Most mothers worry at some point that they are not producing enough milk. A delay in the time when milk "comes in" sometimes occurs when mothers are dealing with certain health conditions.

Do not wait to get help if milk production is ever a concern. The sooner you intervene, the better. Contact Beaumont's Breastfeeding Support Service and ask for a certified lactation consultant (IBCLC). You should also call your health care provider to help you figure out whether you have a problem that is affecting milk production. Together, you should be able to identify steps to correct or treat any problems.

Infrequent or insufficient breastfeeding (milk removal) is the most common reason for a delay in milk “coming in.” It is also a cause of insufficient breast milk production and for a drop in production. You should always review and take note of the number and length of breast feedings if you are concerned about your milk production.

Some mothers have a health condition that may temporarily delay the large increase in milk production usually seen between three to five days following birth. These mothers do not begin to obtain large amounts of milk until 7 to 14 days after giving birth. If this happens to you, do not feel discouraged. Continue to breastfeed frequently even if you also must give your baby a breast milk substitute for a few days.

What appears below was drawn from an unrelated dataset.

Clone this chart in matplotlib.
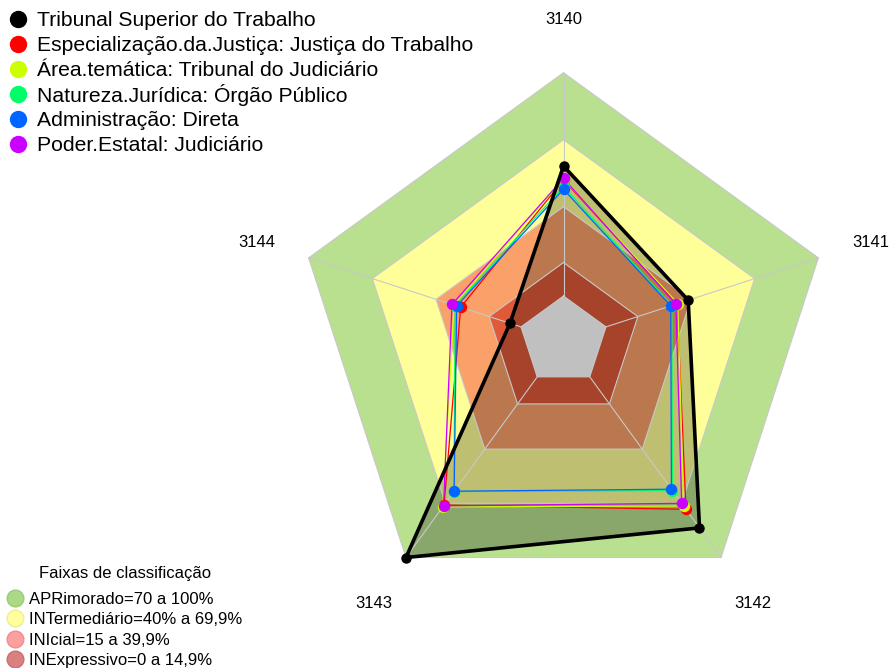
import numpy as np
import matplotlib
matplotlib.use('Agg')
import matplotlib.pyplot as plt

plt.rcParams['font.family'] = ['Liberation Sans', 'DejaVu Sans']

# ---------------- data ----------------
axis_labels = ['3140', '3141', '3142', '3143', '3144']

series_names = [
    'Tribunal Superior do Trabalho',
    'Especialização.da.Justiça: Justiça do Trabalho',
    'Área.temática: Tribunal do Judiciário',
    'Natureza.Jurídica: Órgão Público',
    'Administração: Direta',
    'Poder.Estatal: Judiciário',
]
series_colors = ['#000000', '#FF0000', '#CCFF00', '#00FF66', '#0066FF', '#CC00FF']

tst_values = [58.2, 38.7, 83.6, 100.0, 5.2]
justica_trabalho = [52.0, 33.5, 73.3, 71.0, 28.4]
tribunal_judiciario = [52.5, 33.8, 71.5, 72.0, 31.5]
orgao_publico = [49.0, 31.0, 63.0, 63.5, 31.0]
adm_direta = [47.8, 30.5, 62.2, 63.3, 30.3]
poder_judiciario = [52.7, 32.9, 70.0, 71.4, 32.5]

other_series = [justica_trabalho, tribunal_judiciario, orgao_publico,
                adm_direta, poder_judiciario]

band_levels = [100, 70, 40, 15]
band_colors = ['#B9E08F', '#FFFF99', '#FAA069', '#E05A3A']
center_level = 0
center_color = '#C0C0C0'
r_min, r_max = -20, 100

legend2_title = 'Faixas de classificação'
band_names = ['APRimorado=70 a 100%', 'INTermediário=40% a 69,9%',
              'INIcial=15 a 39,9%', 'INExpressivo=0 a 14,9%']
band_legend_face = ['#ACD985', '#FFFF9E', '#FF9E9E', '#D98080']
band_legend_edge = ['#9CCB75', '#EEEE8E', '#EE8E8E', '#C87070']

# ---------------- figure ----------------
W, H = 889, 668
fig = plt.figure(figsize=(W / 100, H / 100), dpi=100)

# overlay axes in pixel units for the legends
lax = fig.add_axes([0, 0, 1, 1])
lax.set_xlim(0, W)
lax.set_ylim(H, 0)
lax.set_axis_off()

cx, cy, R = 563.5, 340.7, 268
ax = fig.add_axes([(cx - R) / W, (H - cy - R) / H, 2 * R / W, 2 * R / H],
                  projection='polar')
ax.set_theta_offset(np.pi / 2)
ax.set_theta_direction(-1)
ax.set_ylim(r_min, r_max)
ax.set_axis_off()

n = len(axis_labels)
theta = np.arange(n) * 2 * np.pi / n
theta_c = np.append(theta, theta[0])


def closed(vals):
    v = list(vals)
    return np.array(v + [v[0]])


# bands
for lvl, col in zip(band_levels, band_colors):
    ax.fill(theta_c, [lvl] * (n + 1), color=col, lw=0, zorder=1, clip_on=False)

# black series fill
ax.fill(theta_c, closed(tst_values), color='black', alpha=0.25, lw=0,
        zorder=2, clip_on=False)

# grey center
ax.fill(theta_c, [center_level] * (n + 1), color=center_color, lw=0,
        zorder=3, clip_on=False)

# grid
grid_col = '#C8C8C8'
for lvl in band_levels + [center_level]:
    ax.plot(theta_c, [lvl] * (n + 1), color=grid_col, lw=0.8, zorder=3.5,
            clip_on=False)
for t in theta:
    ax.plot([t, t], [center_level, r_max], color=grid_col, lw=0.8,
            zorder=3.5, clip_on=False)

# colored series
for vals, col in zip(other_series, series_colors[1:]):
    ax.plot(theta_c, closed(vals), color=col, lw=0.9, zorder=4, clip_on=False)
for vals, col in zip(other_series, series_colors[1:]):
    ax.plot(theta, vals, ls='none', marker='o', markersize=7.2,
            markerfacecolor=col, markeredgecolor=col, zorder=4.5,
            clip_on=False)

# black series
ax.plot(theta_c, closed(tst_values), color='black', lw=2.6, zorder=5,
        clip_on=False)
ax.plot(theta, tst_values, ls='none', marker='o', markersize=6.5,
        color='black', zorder=5.5, clip_on=False)

# axis labels
for t, lab in zip(theta, axis_labels):
    ax.text(t, 124.5, lab, ha='center', va='center_baseline', fontsize=12,
            clip_on=False)

# ---------------- legends ----------------
# series legend (top-left)
y0, dy = 18.5, 25.0
for i, (name, col) in enumerate(zip(series_names, series_colors)):
    y = y0 + i * dy
    lax.plot([18], [y], ls='none', marker='o', markersize=11.5,
             markerfacecolor=col, markeredgecolor=col)
    lax.text(37, y, name, ha='left', va='center_baseline', fontsize=15.2)

# classification legend (bottom-left)
lax.text(125, 572, legend2_title, ha='center', va='center_baseline',
         fontsize=12)
y0, dy = 598, 20.4
for i, (name, f, e) in enumerate(zip(band_names, band_legend_face,
                                     band_legend_edge)):
    y = y0 + i * dy
    lax.plot([14.5], [y], ls='none', marker='o', markersize=12,
             markerfacecolor=f, markeredgecolor=e, markeredgewidth=1)
    lax.text(29, y, name, ha='left', va='center_baseline', fontsize=12)

fig.savefig('out.png', dpi=100)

Research has yet to discover whether the cause for a delay in increased milk production is due to a health-, pregnancy-, or birth-related condition itself; certain medical treatments for such conditions; or a delay in frequent breastfeeding that often occurs with such conditions. Some of the conditions, and treatments, that experts think may contribute to a delay include:

  • severe stress
  • postpartum hemorrhage
  • retained placenta fragments
  • infection or illness with fever
  • thyroid conditions

If you have any concerns about milk production, call your health care provider.